La premisa que sostiene esta actualización es elemental, aunque a veces se olvida: la pobreza cambia. Los países se transforman, las expectativas de bienestar se elevan, las formas de exclusión se complejizan. No medir esas transformaciones es una forma de negarlas. Por eso, el Ministerio de Desarrollo Social y Familia acogió casi en su totalidad las recomendaciones de la comisión presidencial que me tocó integrar y decidió ajustar tanto la medición de pobreza por ingresos como la multidimensional. Además, se han incorporado nuevas variables, corregido distorsiones y, sobre todo, identificado mejor a quienes viven en condiciones más severas.
Uno de los cambios más relevantes es la eliminación del “alquiler imputado”, ese ingreso ficticio que se sumaba a los hogares propietarios como si hubieran arrendado su vivienda, aunque no recibieran un solo peso por ello. En el 20 % más pobre, esta imputación llegaba a explicar casi el 40 % del ingreso estimado. Gracias a ella, miles de hogares parecían no ser pobres… solo en el papel. Quitar esta distorsión es un acto de responsabilidad estadística y política. También se crea un sistema más realista al establecer líneas de pobreza diferenciadas para quienes arriendan y quienes no; se actualizan los patrones de consumo con una Encuesta de Presupuestos Familiares más reciente, y se redefine la canasta básica para priorizar una alimentación saludable en un país que dejó atrás la desnutrición, pero convive con la malnutrición y la obesidad.
En materia multidimensional, el avance es igual de sustantivo: se pasa de 15 a 20 indicadores, que ya no solo miden acceso a bienes y servicios, sino también la calidad de esos bienes y servicios: los aprendizajes reales en la escuela, la atención efectiva en salud, la informalidad laboral, la carga del cuidado, la vivienda según los criterios actuales de déficit. Todo ello con un umbral mucho más claro: un hogar es pobre multidimensional si presenta cinco o más carencias, sin ponderaciones que oscurezcan la lectura.

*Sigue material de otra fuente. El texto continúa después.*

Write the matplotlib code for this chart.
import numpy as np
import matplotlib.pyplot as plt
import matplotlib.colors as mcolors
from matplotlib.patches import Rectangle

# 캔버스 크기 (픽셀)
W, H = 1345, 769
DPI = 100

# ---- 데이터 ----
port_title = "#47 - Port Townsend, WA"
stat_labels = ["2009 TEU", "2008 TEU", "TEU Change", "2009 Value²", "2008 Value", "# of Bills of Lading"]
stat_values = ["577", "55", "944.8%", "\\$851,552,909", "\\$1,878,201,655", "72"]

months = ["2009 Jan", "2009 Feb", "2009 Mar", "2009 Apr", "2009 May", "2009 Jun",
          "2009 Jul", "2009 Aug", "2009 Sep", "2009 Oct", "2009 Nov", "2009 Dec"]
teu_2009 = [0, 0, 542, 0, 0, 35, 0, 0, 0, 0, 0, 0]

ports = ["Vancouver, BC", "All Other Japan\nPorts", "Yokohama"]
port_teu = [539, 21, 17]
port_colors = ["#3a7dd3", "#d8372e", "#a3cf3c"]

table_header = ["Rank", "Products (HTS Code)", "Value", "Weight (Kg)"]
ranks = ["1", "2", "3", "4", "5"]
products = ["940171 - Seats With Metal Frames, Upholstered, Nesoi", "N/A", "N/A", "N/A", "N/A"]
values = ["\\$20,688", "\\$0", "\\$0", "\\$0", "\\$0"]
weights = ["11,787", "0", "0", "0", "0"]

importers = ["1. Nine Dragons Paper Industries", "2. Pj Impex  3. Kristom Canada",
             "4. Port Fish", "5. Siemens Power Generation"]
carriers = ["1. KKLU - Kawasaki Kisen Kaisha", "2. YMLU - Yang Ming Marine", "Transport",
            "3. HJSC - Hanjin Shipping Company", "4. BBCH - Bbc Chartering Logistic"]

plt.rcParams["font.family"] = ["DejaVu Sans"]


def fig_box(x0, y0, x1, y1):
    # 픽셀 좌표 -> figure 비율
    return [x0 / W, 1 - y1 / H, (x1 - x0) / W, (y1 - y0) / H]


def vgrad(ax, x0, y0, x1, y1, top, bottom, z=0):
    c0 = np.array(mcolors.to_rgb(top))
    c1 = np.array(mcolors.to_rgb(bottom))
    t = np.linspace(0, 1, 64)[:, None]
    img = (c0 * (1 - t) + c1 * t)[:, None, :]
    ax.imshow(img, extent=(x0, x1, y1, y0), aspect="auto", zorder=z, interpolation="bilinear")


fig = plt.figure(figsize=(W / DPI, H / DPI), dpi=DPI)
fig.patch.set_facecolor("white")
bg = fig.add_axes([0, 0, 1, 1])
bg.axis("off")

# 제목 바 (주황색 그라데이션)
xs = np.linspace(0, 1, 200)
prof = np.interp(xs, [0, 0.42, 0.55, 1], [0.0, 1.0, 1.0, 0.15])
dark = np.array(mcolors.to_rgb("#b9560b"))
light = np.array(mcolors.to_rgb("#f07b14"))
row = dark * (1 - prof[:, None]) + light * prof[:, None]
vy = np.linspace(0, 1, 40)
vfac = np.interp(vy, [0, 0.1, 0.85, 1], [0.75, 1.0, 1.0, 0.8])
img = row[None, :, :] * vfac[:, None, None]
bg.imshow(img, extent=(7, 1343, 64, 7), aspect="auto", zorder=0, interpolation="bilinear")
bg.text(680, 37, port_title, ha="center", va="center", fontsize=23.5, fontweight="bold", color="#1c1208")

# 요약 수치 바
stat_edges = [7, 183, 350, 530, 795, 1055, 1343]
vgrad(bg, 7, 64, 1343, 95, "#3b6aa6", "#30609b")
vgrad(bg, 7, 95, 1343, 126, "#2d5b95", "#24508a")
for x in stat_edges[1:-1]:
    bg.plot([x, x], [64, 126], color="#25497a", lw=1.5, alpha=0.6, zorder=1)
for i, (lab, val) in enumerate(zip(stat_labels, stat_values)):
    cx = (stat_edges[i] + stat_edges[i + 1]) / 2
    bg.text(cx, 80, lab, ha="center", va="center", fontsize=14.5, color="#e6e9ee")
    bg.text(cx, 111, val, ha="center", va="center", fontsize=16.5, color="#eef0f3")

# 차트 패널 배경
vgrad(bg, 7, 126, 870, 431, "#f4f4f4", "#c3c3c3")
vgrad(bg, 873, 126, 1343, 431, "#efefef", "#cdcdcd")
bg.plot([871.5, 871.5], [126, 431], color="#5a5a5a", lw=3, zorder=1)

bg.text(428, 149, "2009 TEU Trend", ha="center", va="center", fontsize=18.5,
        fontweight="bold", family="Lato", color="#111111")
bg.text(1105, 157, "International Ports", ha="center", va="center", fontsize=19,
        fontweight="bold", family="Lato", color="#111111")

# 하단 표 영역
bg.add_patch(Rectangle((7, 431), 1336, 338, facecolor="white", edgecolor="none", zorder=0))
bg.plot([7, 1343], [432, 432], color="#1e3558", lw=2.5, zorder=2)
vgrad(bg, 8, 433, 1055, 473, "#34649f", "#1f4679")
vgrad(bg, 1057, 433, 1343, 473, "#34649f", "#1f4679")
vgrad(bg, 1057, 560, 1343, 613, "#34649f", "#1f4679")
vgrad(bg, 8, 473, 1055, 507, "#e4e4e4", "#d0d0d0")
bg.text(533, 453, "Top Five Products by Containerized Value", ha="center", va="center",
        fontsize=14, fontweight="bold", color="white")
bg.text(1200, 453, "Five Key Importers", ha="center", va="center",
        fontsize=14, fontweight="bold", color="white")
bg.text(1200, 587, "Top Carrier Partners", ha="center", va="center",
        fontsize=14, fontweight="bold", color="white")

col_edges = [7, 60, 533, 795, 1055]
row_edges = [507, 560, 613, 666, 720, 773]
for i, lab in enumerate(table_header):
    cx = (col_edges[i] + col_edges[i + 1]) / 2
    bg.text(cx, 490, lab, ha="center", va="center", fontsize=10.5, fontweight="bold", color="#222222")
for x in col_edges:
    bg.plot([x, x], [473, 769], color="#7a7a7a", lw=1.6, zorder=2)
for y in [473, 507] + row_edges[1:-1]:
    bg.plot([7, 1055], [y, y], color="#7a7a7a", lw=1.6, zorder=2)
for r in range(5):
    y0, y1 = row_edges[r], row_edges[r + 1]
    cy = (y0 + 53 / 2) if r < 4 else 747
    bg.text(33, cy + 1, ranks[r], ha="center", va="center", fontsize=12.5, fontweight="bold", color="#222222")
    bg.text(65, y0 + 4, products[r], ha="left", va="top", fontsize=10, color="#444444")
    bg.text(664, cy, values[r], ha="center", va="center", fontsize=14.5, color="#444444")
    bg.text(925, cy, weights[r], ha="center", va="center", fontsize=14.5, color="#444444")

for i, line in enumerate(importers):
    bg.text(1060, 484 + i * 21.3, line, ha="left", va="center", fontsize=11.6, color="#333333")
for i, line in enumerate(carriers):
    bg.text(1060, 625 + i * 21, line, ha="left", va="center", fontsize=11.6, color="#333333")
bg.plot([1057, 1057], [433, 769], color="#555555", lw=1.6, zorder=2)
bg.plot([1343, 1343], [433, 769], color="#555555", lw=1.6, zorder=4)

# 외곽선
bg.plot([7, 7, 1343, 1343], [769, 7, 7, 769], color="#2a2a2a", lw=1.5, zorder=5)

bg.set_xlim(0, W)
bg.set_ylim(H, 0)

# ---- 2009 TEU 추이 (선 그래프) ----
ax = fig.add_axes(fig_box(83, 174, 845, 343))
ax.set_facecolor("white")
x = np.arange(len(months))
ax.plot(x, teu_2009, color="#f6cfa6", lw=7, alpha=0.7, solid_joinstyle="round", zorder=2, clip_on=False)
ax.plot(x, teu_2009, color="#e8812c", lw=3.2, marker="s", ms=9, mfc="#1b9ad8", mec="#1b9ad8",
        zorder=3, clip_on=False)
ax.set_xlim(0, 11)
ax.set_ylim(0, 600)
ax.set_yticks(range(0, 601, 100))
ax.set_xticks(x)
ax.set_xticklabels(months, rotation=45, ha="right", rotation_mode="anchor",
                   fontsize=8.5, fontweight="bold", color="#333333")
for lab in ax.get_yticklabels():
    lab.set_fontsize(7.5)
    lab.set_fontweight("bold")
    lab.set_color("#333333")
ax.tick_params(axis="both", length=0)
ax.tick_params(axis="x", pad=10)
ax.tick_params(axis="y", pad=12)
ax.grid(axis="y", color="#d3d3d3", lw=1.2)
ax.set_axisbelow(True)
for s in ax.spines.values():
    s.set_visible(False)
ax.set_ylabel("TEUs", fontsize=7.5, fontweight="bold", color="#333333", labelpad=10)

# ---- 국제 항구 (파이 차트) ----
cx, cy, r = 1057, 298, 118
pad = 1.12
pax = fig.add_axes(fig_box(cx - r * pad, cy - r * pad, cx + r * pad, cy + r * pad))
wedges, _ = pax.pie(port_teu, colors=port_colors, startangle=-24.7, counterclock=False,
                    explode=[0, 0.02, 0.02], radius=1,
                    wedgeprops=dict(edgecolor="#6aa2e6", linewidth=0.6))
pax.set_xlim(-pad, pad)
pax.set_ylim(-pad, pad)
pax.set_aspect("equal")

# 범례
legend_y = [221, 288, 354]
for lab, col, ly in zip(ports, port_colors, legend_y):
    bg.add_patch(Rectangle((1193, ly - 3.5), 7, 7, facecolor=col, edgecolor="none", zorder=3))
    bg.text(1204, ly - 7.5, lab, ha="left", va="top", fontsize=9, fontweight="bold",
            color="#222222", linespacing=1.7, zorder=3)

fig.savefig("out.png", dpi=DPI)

Tal vez el paso más significativo sea la creación de la categoría de Pobreza Severa, que propiciamos desde el Hogar de Cristo. Identifica a los hogares que son simultáneamente pobres por ingresos y en lo multidimensional. Es la manera más precisa de visibilizar a quienes viven en una exclusión profunda y acumulada, que no se resuelve solo con transferencias monetarias ni solo con servicios sociales: requiere ambas cosas, integradas, sostenidas y oportunamente entregadas.
En un país que tiende a discutir sobre cifras sin fijarse en cómo se construyen, esta actualización es una invitación a mirar de frente. A entender que medir no es un ejercicio burocrático, sino una decisión de máxima responsabilidad social: aquello que se mide existe para el Estado; lo que no se mide, no.
El 3 de enero sabremos cuántas personas viven hoy en pobreza bajo este nuevo estándar. Es probable que la cifra suba. No porque el país haya empeorado en silencio, sino porque ahora contamos con un instrumento que deja menos margen para las ilusiones y las autoindulgencias. No es una mala noticia: es una oportunidad. La primera condición para combatir la pobreza es verla con claridad. Este año, Chile decidió por fin encender la luz.